By Jenna Marie Stupar on June 2, 2016

gavel court

This March, the Southern District of Illinois ruled in favor of Defendant The William Powell Company (“Powell”) on its motion to dismiss for lack of personal jurisdiction. Farr v. The William Powell Company & Metropolitan Life Ins. Co., 15-cv-1305-MJR-SCW (S.D. Ill. 2016).

Plaintiff Jimmie Farr served in the United States Navy in the 1950s and 1960s. Farr was diagnosed with mesothelioma in January 2015 and filed suit in Illinois state court against three defendants in October of that year.  Farr alleged that he was injured in Illinois due to asbestos exposure while serving in the Navy from 1953 to 1961.  After the case was removed to federal court, Powell moved to dismiss for a lack of personal jurisdiction

The Court began its analysis by noting that it is the plaintiff’s burden of proof to establish personal jurisdiction once the argument has been raised by a defendant. Accordingly, Plaintiff needed to establish a prima facie case of personal jurisdiction to survive the motion.

The Court analyzed whether it enjoyed general personal jurisdiction or specific personal jurisdiction. With respect to general jurisdiction, Plaintiff argued Powell purposefully directed activities at Illinois and that its contacts with the state were not merely random or fortuitous.  Plaintiff presented evidence that Powell sells goods via the internet which are distributed throughout Illinois by at least two plumbing companies.  Additionally, Plaintiff argued that his injury occurred and arose in Illinois.

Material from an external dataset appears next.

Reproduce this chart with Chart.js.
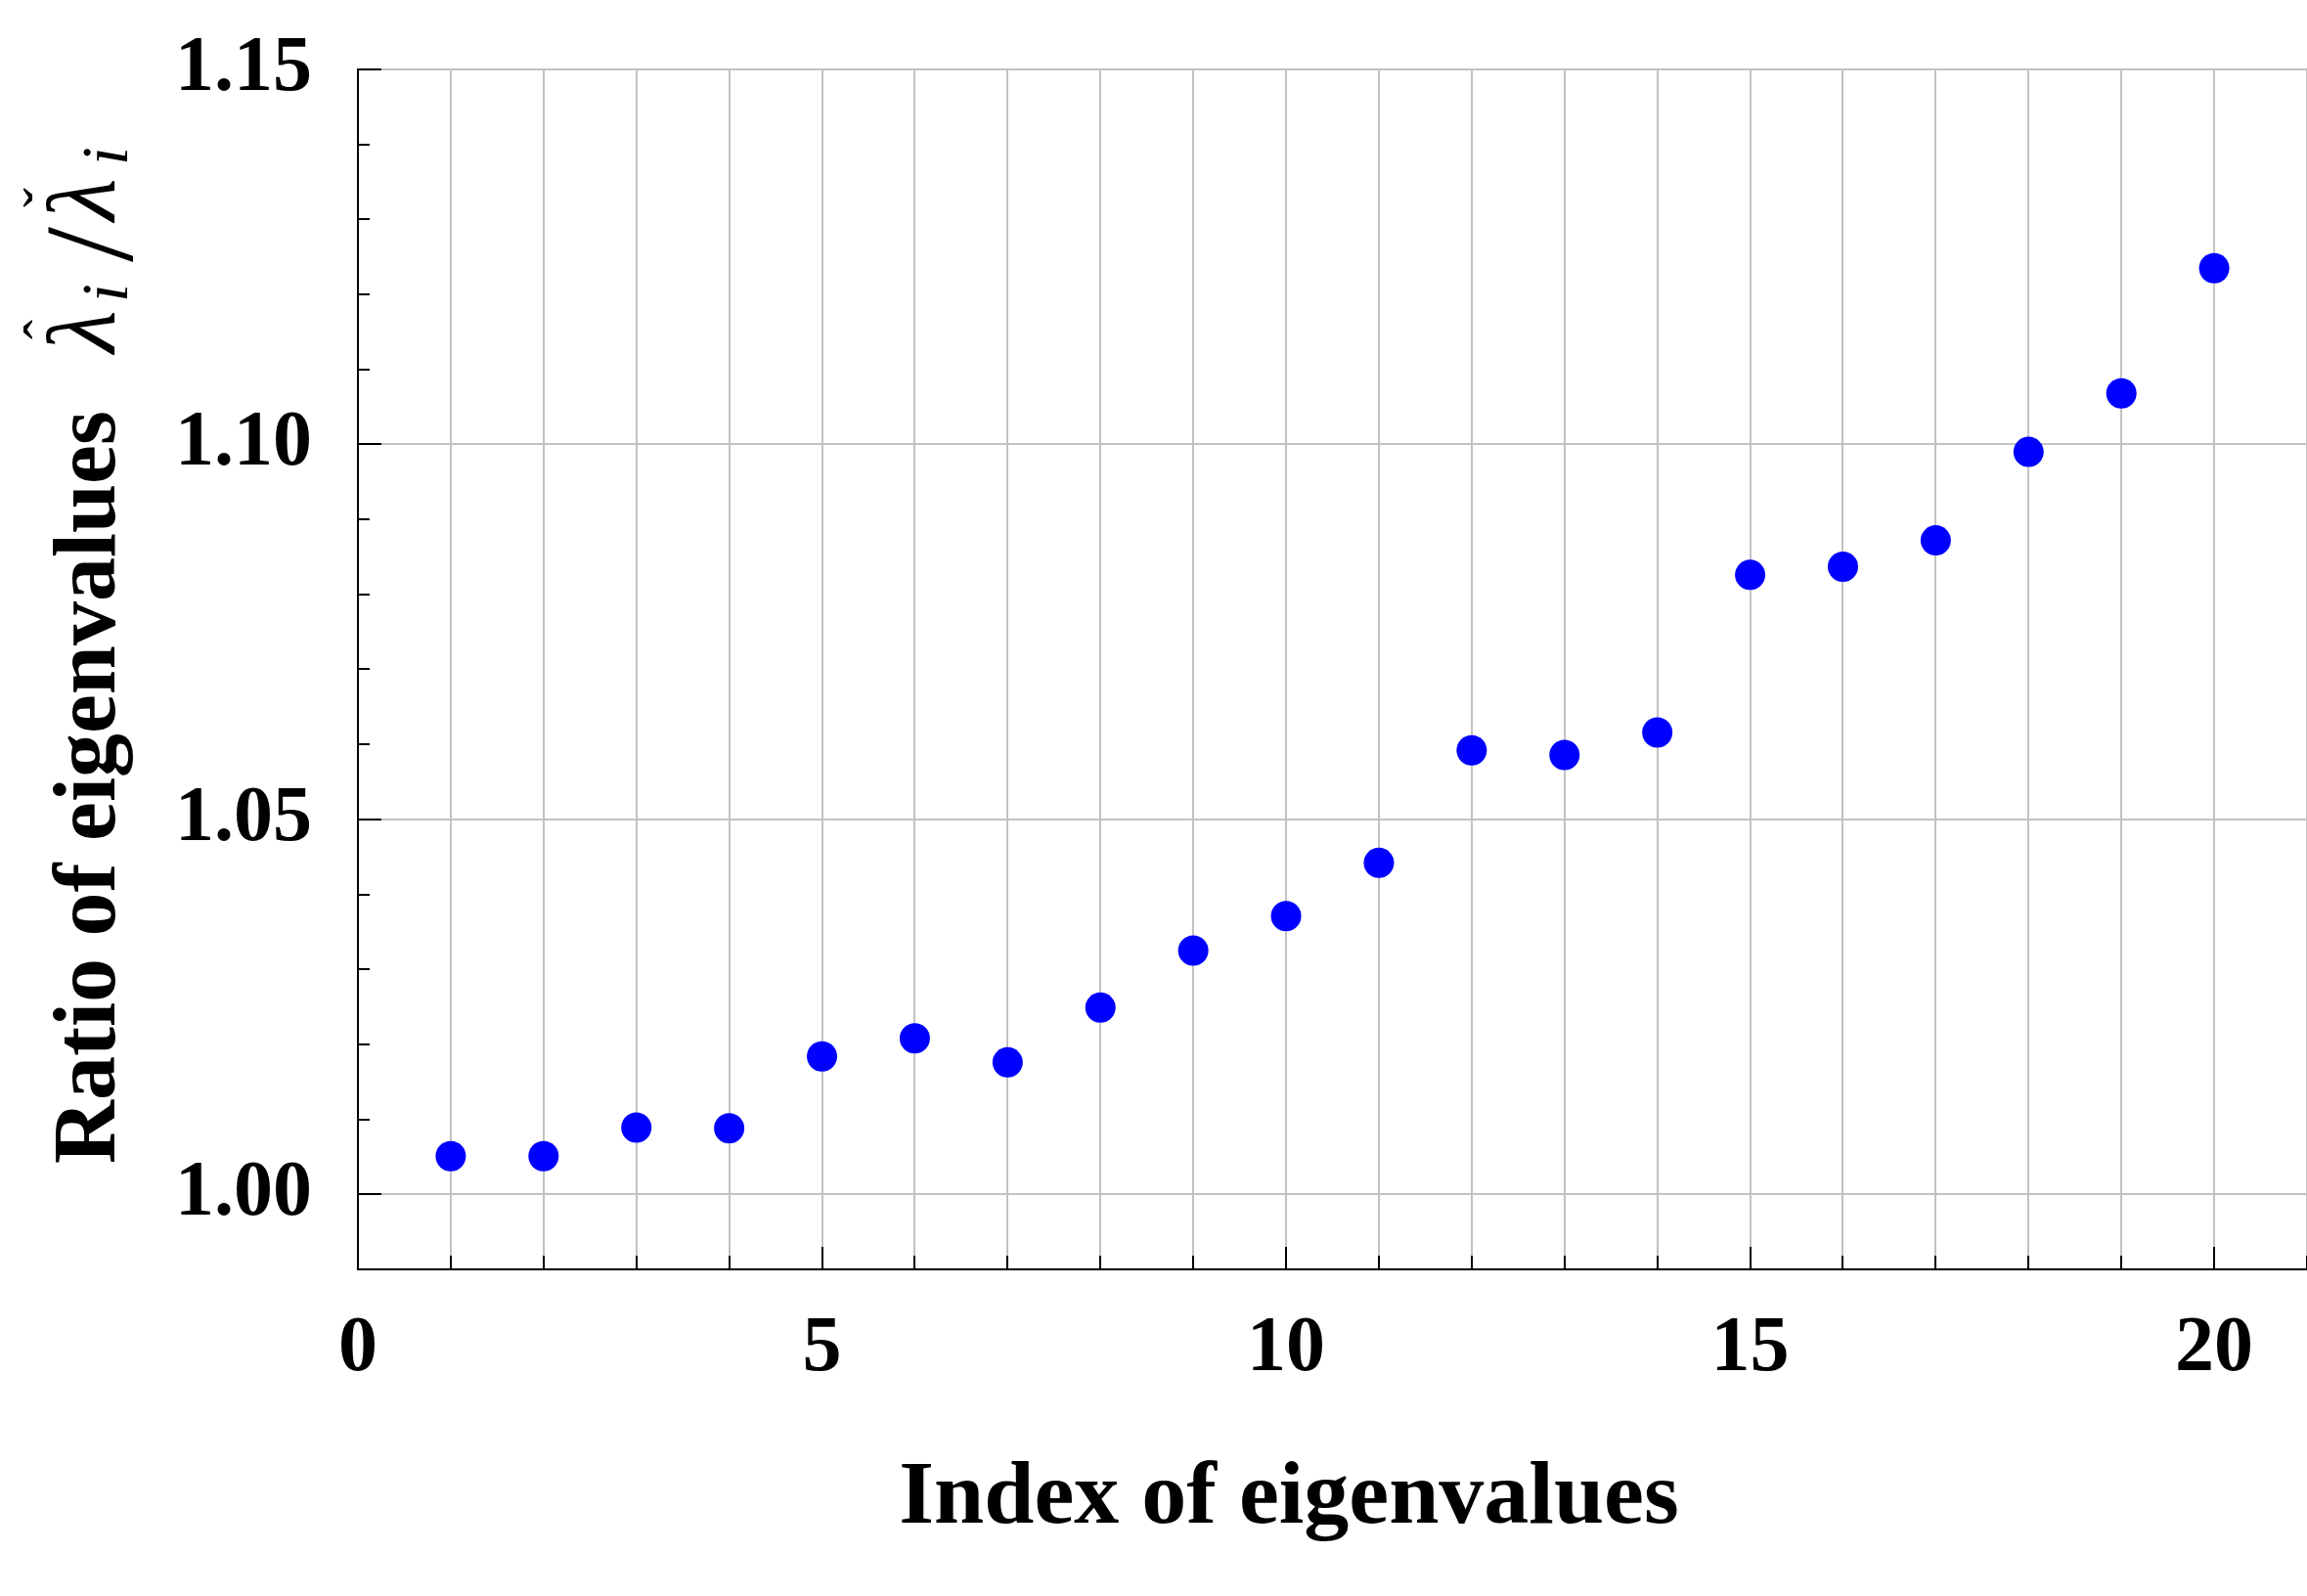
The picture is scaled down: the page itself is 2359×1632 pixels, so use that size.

The Court, however, was not persuaded.

Significantly, Judge Reagan found that Powell is not incorporated in Illinois and does not have a principal place of business nor a “physical presence” in Illinois.

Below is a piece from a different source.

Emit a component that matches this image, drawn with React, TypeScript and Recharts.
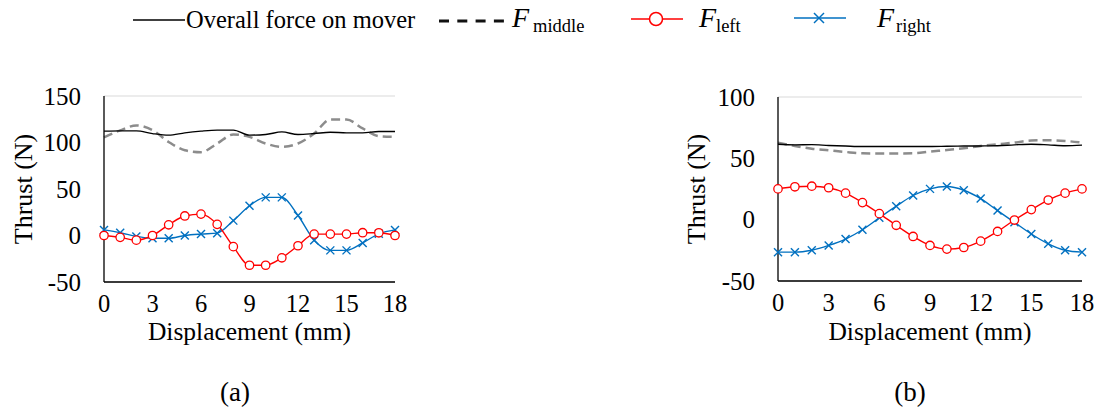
import React from "react";
import {
  LineChart,
  Line,
  XAxis,
  YAxis,
  CartesianGrid,
} from "recharts";

// ---------- data ----------
const displacement = [0, 1, 2, 3, 4, 5, 6, 7, 8, 9, 10, 11, 12, 13, 14, 15, 16, 17, 18];
const xTicks = [0, 3, 6, 9, 12, 15, 18];

// (a)
const overallA = [112.2, 112.5, 112.5, 109.6, 107.9, 110.4, 112.2, 113.3, 113.3, 107.9, 108.6, 111.4, 108.6, 109.6, 111, 110.4, 110.4, 111.8, 111.8];
const middleA = [105.4, 113, 118.3, 113.3, 100.6, 91.7, 89.6, 98.9, 108.6, 106, 98.9, 95.3, 98.9, 109.6, 124.8, 124.8, 115.1, 106.8, 106];
const leftA = [0, -2, -5, 0, 11.5, 21, 23, 12, -12, -32, -32, -24, -11, 1.5, 1.5, 1.5, 3, 2.9, 0];
const rightA = [6, 3, -1, -3, -3, 0, 1.5, 2.5, 16, 32, 41, 41, 21.5, -5, -16, -16, -8, 1.8, 6];
const yTicksA = [-50, 0, 50, 100, 150];

// (b)
const overallB = [61.5, 61, 61.2, 60.5, 60, 59.6, 59.6, 59.6, 59.6, 59.6, 59.8, 60, 60.1, 60.3, 61, 61.5, 61, 60.3, 60.8];
const middleB = [62.8, 60.1, 57.9, 56.6, 55.2, 54.1, 54, 54, 54.1, 55.5, 56.8, 58.2, 60.1, 61.5, 62.8, 64.5, 64.8, 64.2, 62.8];
const leftB = [25.1, 26.8, 27.3, 26, 21.6, 13.9, 4.9, -4.6, -13.7, -21, -24, -22.7, -17.5, -9.6, -0.3, 8.2, 16, 21.6, 25.1];
const rightB = [-26.5, -26.5, -24.9, -21, -15.8, -8.2, 1.5, 11, 19.7, 25.1, 27, 24, 17.2, 7.4, -2.2, -11.7, -19.7, -24.9, -26.5];
const yTicksB = [-50, 0, 50, 100];

const build = (o: number[], m: number[], l: number[], r: number[]) =>
  displacement.map((x, i) => ({ x, overall: o[i], middle: m[i], left: l[i], right: r[i] }));

const dataA = build(overallA, middleA, leftA, rightA);
const dataB = build(overallB, middleB, leftB, rightB);

// ---------- styles ----------
const FONT = "'Liberation Serif', 'Times New Roman', serif";
const RED = "#FF0000";
const BLUE = "#0070C0";
const GREY = "#8C8C8C";

const XTick = (props: any) => {
  const { x, y, payload } = props;
  return (
    <text x={x} y={y + 30} textAnchor="middle" fontSize={24.5} fontFamily={FONT} fill="#000">
      {payload.value}
    </text>
  );
};

const YTick = (props: any) => {
  const { x, y, payload } = props;
  return (
    <text x={x - 23} y={y + 8.5} textAnchor="end" fontSize={25} fontFamily={FONT} fill="#000">
      {payload.value}
    </text>
  );
};

const YTitle = (props: any) => {
  const vb = props.viewBox || {};
  const cy = vb.height ? vb.y + vb.height / 2 : 189;
  const cx = props.cx;
  return (
    <text
      x={cx}
      y={cy}
      transform={`rotate(-90, ${cx}, ${cy})`}
      textAnchor="middle"
      dominantBaseline="central"
      fontSize={26}
      fontFamily={FONT}
      fill="#000"
    >
      Thrust (N)
    </text>
  );
};

const XTitle = (props: any) => {
  const vb = props.viewBox || {};
  const cx = vb.width ? vb.x + vb.width / 2 : props.fallbackX;
  return (
    <text x={cx} y={340} textAnchor="middle" fontSize={25.5} fontFamily={FONT} fill="#000">
      Displacement (mm)
    </text>
  );
};

const CircleDot = (props: any) => {
  const { cx, cy, index } = props;
  if (cx == null || cy == null) return null;
  return <circle key={`c-${index}`} cx={cx} cy={cy} r={4.2} fill="#fff" stroke={RED} strokeWidth={1.3} />;
};

const CrossDot = (props: any) => {
  const { cx, cy, index } = props;
  if (cx == null || cy == null) return null;
  const s = 4;
  return (
    <g key={`x-${index}`}>
      <line x1={cx - s} y1={cy - s} x2={cx + s} y2={cy + s} stroke={BLUE} strokeWidth={1.4} />
      <line x1={cx - s} y1={cy + s} x2={cx + s} y2={cy - s} stroke={BLUE} strokeWidth={1.4} />
    </g>
  );
};

type PanelProps = {
  data: any[];
  yTicks: number[];
  width: number;
  margin: { top: number; right: number; left: number; bottom: number };
  yAxisWidth: number;
  xAxisHeight: number;
  titleX: number;
};

const Panel = ({ data, yTicks, width, margin, yAxisWidth, xAxisHeight, titleX }: PanelProps) => {
  const domain: [number, number] = [yTicks[0], yTicks[yTicks.length - 1]];
  return (
    <LineChart width={width} height={416} data={data} margin={margin}>
      <CartesianGrid vertical={false} stroke="#D9D9D9" strokeWidth={1.2} />
      <XAxis
        xAxisId="main"
        dataKey="x"
        type="number"
        domain={[0, 18]}
        ticks={xTicks}
        height={xAxisHeight}
        tickSize={0}
        tickMargin={0}
        tickLine={false}
        axisLine={{ stroke: "#000", strokeWidth: 1.3 }}
        tick={<XTick />}
        interval={0}
        label={<XTitle />}
      />
      <XAxis
        xAxisId="top"
        orientation="top"
        dataKey="x"
        type="number"
        domain={[0, 18]}
        height={0}
        tick={false}
        tickLine={false}
        axisLine={{ stroke: "#000", strokeWidth: 1.3 }}
      />
      <YAxis
        yAxisId="main"
        type="number"
        domain={domain}
        ticks={yTicks}
        width={yAxisWidth}
        tickSize={0}
        tickMargin={0}
        tickLine={false}
        axisLine={{ stroke: "#000", strokeWidth: 1.3 }}
        tick={<YTick />}
        interval={0}
        label={<YTitle cx={titleX} />}
      />
      <YAxis
        yAxisId="right"
        orientation="right"
        type="number"
        domain={domain}
        width={0}
        tick={false}
        tickLine={false}
        axisLine={{ stroke: "#000", strokeWidth: 1.3 }}
      />
      <Line
        xAxisId="main"
        yAxisId="main"
        type="monotone"
        dataKey="middle"
        stroke={GREY}
        strokeWidth={2.5}
        strokeDasharray="9 5"
        dot={false}
        isAnimationActive={false}
      />
      <Line
        xAxisId="main"
        yAxisId="main"
        type="monotone"
        dataKey="overall"
        stroke="#000"
        strokeWidth={1.4}
        dot={false}
        isAnimationActive={false}
      />
      <Line
        xAxisId="main"
        yAxisId="main"
        type="monotone"
        dataKey="right"
        stroke={BLUE}
        strokeWidth={1.4}
        dot={<CrossDot />}
        isAnimationActive={false}
      />
      <Line
        xAxisId="main"
        yAxisId="main"
        type="monotone"
        dataKey="left"
        stroke={RED}
        strokeWidth={1.4}
        dot={<CircleDot />}
        isAnimationActive={false}
      />
    </LineChart>
  );
};

const Overlay = () => (
  <svg
    width={1101}
    height={416}
    style={{ position: "absolute", left: 0, top: 0, pointerEvents: "none" }}
    fontFamily={FONT}
  >
    {/* legend */}
    <line x1={133} x2={185} y1={20} y2={20} stroke="#000" strokeWidth={1.5} />
    <text x={186} y={28} fontSize={24.5} fill="#000">Overall force on mover</text>

    <line x1={439} x2={504} y1={21} y2={21} stroke="#111" strokeWidth={3} strokeDasharray="10 8.3" />
    <text x={512} y={27} fontSize={28} fontStyle="italic" fill="#000">F</text>
    <text x={533} y={32} fontSize={18.5} fill="#000">middle</text>

    <line x1={631} x2={683} y1={19} y2={19} stroke={RED} strokeWidth={1.5} />
    <circle cx={656} cy={19} r={6.5} fill="#fff" stroke={RED} strokeWidth={1.5} />
    <text x={699} y={27} fontSize={28} fontStyle="italic" fill="#000">F</text>
    <text x={716} y={32} fontSize={18.5} fill="#000">left</text>

    <line x1={794} x2={846} y1={18} y2={18} stroke={BLUE} strokeWidth={1.5} />
    <line x1={814} x2={824} y1={13} y2={23} stroke={BLUE} strokeWidth={1.5} />
    <line x1={814} x2={824} y1={23} y2={13} stroke={BLUE} strokeWidth={1.5} />
    <text x={877} y={27} fontSize={28} fontStyle="italic" fill="#000">F</text>
    <text x={896} y={32} fontSize={18.5} fill="#000">right</text>

    {/* panel captions */}
    <text x={235} y={401} textAnchor="middle" fontSize={27} fill="#000">(a)</text>
    <text x={910} y={401} textAnchor="middle" fontSize={27} fill="#000">(b)</text>
  </svg>
);

export default function App() {
  return (
    <div
      style={{
        position: "absolute",
        left: 0,
        top: 0,
        width: 1101,
        height: 416,
        background: "#fff",
        overflow: "hidden",
        fontFamily: FONT,
      }}
    >
      <div style={{ position: "absolute", left: 0, top: 0 }}>
        <Panel
          data={dataA}
          yTicks={yTicksA}
          width={420}
          margin={{ top: 96, right: 25, left: 0, bottom: 0 }}
          yAxisWidth={104}
          xAxisHeight={134}
          titleX={23}
        />
      </div>
      <div style={{ position: "absolute", left: 680, top: 0 }}>
        <Panel
          data={dataB}
          yTicks={yTicksB}
          width={421}
          margin={{ top: 97, right: 19, left: 0, bottom: 0 }}
          yAxisWidth={98}
          xAxisHeight={135}
          titleX={16}
        />
      </div>
      <Overlay />
    </div>
  );
}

After making these findings, he noted that the threshold for general jurisdiction is high, stating that “[t]he fact [that] Powell sells or distributes products in Illinois (or that end up in Illinois) is not enough to establish personal jurisdiction over Powell in Illinois court.” Citing to the Supreme Court’s ruling in J. McIntyre Machinery, Ltd. v. Nicastro, Judge Reagan wrote that “merely placing a product in the stream of commerce does not equate to a defendant engaging in conduct purposefully directed at the forum.”  The judge concluded his general personal jurisdiction analysis by finding Powell “clearly” does not have the continuous and systematic contacts “or the constant and pervasive affiliations with Illinois which support the exercise of general jurisdiction,” and cited a 7th Circuit case which stated that general jurisdiction “should not lightly be found.” Kipp v. Ski Enterprise Corp. of Wisconsin, Inc., 783 F.3d 695, 697-98 (7th Cir. 2015).

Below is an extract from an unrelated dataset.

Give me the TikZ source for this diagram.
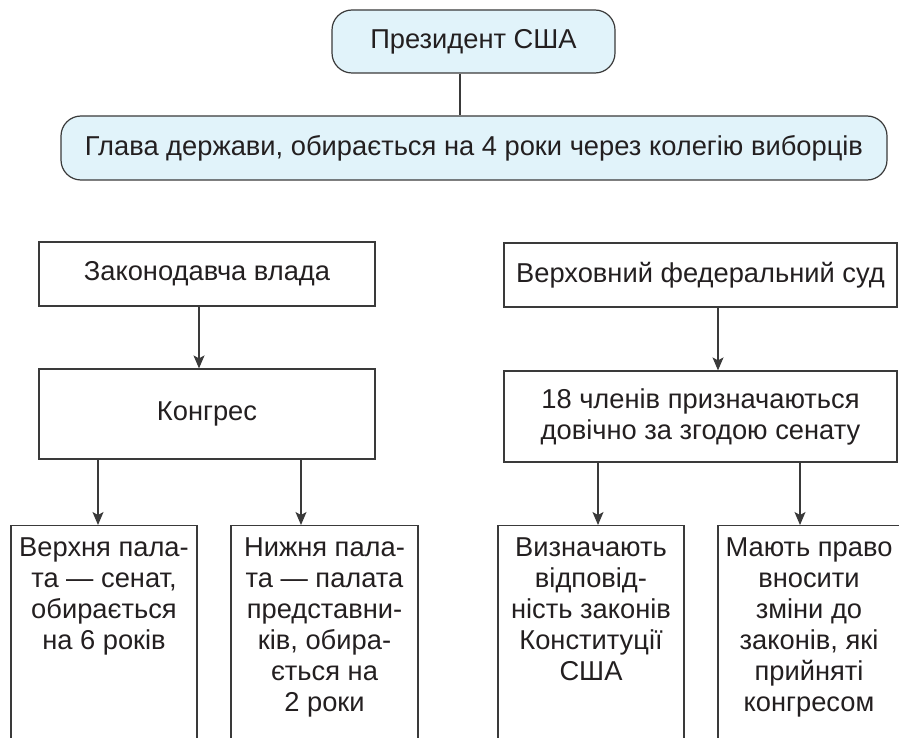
\documentclass[tikz,border=0pt]{standalone}
\usepackage{fontspec}
\setmainfont{Liberation Sans}
\usetikzlibrary{arrows.meta}
\definecolor{ln}{HTML}{3A3A3A}
\definecolor{tx}{HTML}{231F20}
\definecolor{lb}{HTML}{E1F3FA}
\begin{document}
\begin{tikzpicture}[x=1pt,y=-1pt,
  every node/.style={font=\fontsize{27.3}{31}\selectfont, text=tx, inner sep=0pt},
  rbox/.style={draw=ln, line width=1.2pt, fill=lb, rounded corners=20pt},
  sbox/.style={draw=ln, line width=1.2pt},
  btext/.style={align=center, anchor=north},
  arr/.style={draw=ln, line width=1.2pt, -{Stealth[length=13pt,width=11pt,inset=3pt]}},
  con/.style={draw=ln, line width=1.2pt}]
\useasboundingbox (0,0) rectangle (899,738);
\clip (0,0) rectangle (899,738);
% top
\node[rbox, minimum width=283pt, minimum height=63pt] (pres) at (473.5,41.5) {Президент США};
\node[rbox, minimum width=826pt, minimum height=64pt] (head) at (474,148) {Глава держави, обирається на 4 роки через колегію виборців};
\draw[con] (pres.south -| 460,0) -- (head.north -| 460,0);
% left
\node[sbox, minimum width=336pt, minimum height=64pt] (zak) at (207,274) {Законодавча влада};
\node[sbox, minimum width=336pt, minimum height=90pt] (kon) at (207,414) {Конгрес};
\draw[arr] (zak.south -| 199,0) -- (kon.north -| 199,0);
\node[sbox, minimum width=186pt, minimum height=260pt, anchor=north] (b1) at (104,525) {};
\node[sbox, minimum width=187pt, minimum height=260pt, anchor=north] (b2) at (324.5,525) {};
\draw[arr] (kon.south -| 98,0) -- (b1.north -| 98,0);
\draw[arr] (kon.south -| 301,0) -- (b2.north -| 301,0);
\node[btext] (t1) at ([yshift=-13pt]b1.north) {Верхня пала-\\та — сенат,\\обирається\\на 6 років};
\node[btext] (t2) at ([yshift=-13pt]b2.north) {Нижня пала-\\та — палата\\представни-\\ків, обира-\\ється на\\2 роки};
% right
\node[sbox, minimum width=393pt, minimum height=64pt] (ver) at (700.5,275) {Верховний федеральний суд};
\node[sbox, minimum width=393pt, minimum height=91pt, align=center] (mem) at (700.5,416.5) {18 членів призначаються\\довічно за згодою сенату};
\draw[arr] (ver.south -| 718,0) -- (mem.north -| 718,0);
\node[sbox, minimum width=186pt, minimum height=260pt, anchor=north] (b3) at (591,525) {};
\node[sbox, minimum width=190pt, minimum height=260pt, anchor=north] (b4) at (813,525) {};
\draw[arr] (mem.south -| 598,0) -- (b3.north -| 598,0);
\draw[arr] (mem.south -| 800,0) -- (b4.north -| 800,0);
\node[btext] (t3) at ([yshift=-13pt]b3.north) {Визначають\\відповід-\\ність законів\\Конституції\\США};
\node[btext] (t4) at ([yshift=-13pt,xshift=-4pt]b4.north) {Мають право\\вносити\\зміни до\\законів, які\\прийняті\\конгресом};
\end{tikzpicture}
\end{document}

In analyzing whether there was specific personal jurisdiction, the court engaged in a two-step inquiry: (1) did Powell purposefully direct its activities at the forum state, or purposefully avail itself of the privilege of conducting business in Illinois; and (2) did the alleged injury arise out of Powell’s forum-related activities. As Judge Reagan determined there was not purposeful availment in the general jurisdiction analysis, above, he focused on the second inquiry, ultimately concluding the injury did not arise out of forum-related activities.

Plaintiff’s argument that his injury occurred while he was working in Illinois was unconvincing to the Court because it placed emphasis on the wrong relationship. “The proper question is not whether the plaintiff experienced a particular injury or effect but whether the defendant’s conduct connects him to the forum in a meaningful way” (citing Walden v. Fiore, 134 S. Ct.  1115, 1125 (U.S. 2014)).   While Plaintiff established his own connection to the forum state (alleging his injury occurred there), he failed to connect Powell to Illinois. It was not enough that other companies, discussed above, distribute Powell products in Illinois; that distribution is not forum-related activity that Powell engaged in out of which Plaintiff’s injury arose and as such was insufficient to establish personal jurisdiction.

Accordingly, the Court dismissed Powell for lack of personal jurisdiction, and Plaintiff’s claims against a different defendant were subsequently remanded to the state trial court in St. Clair County on an unrelated motion.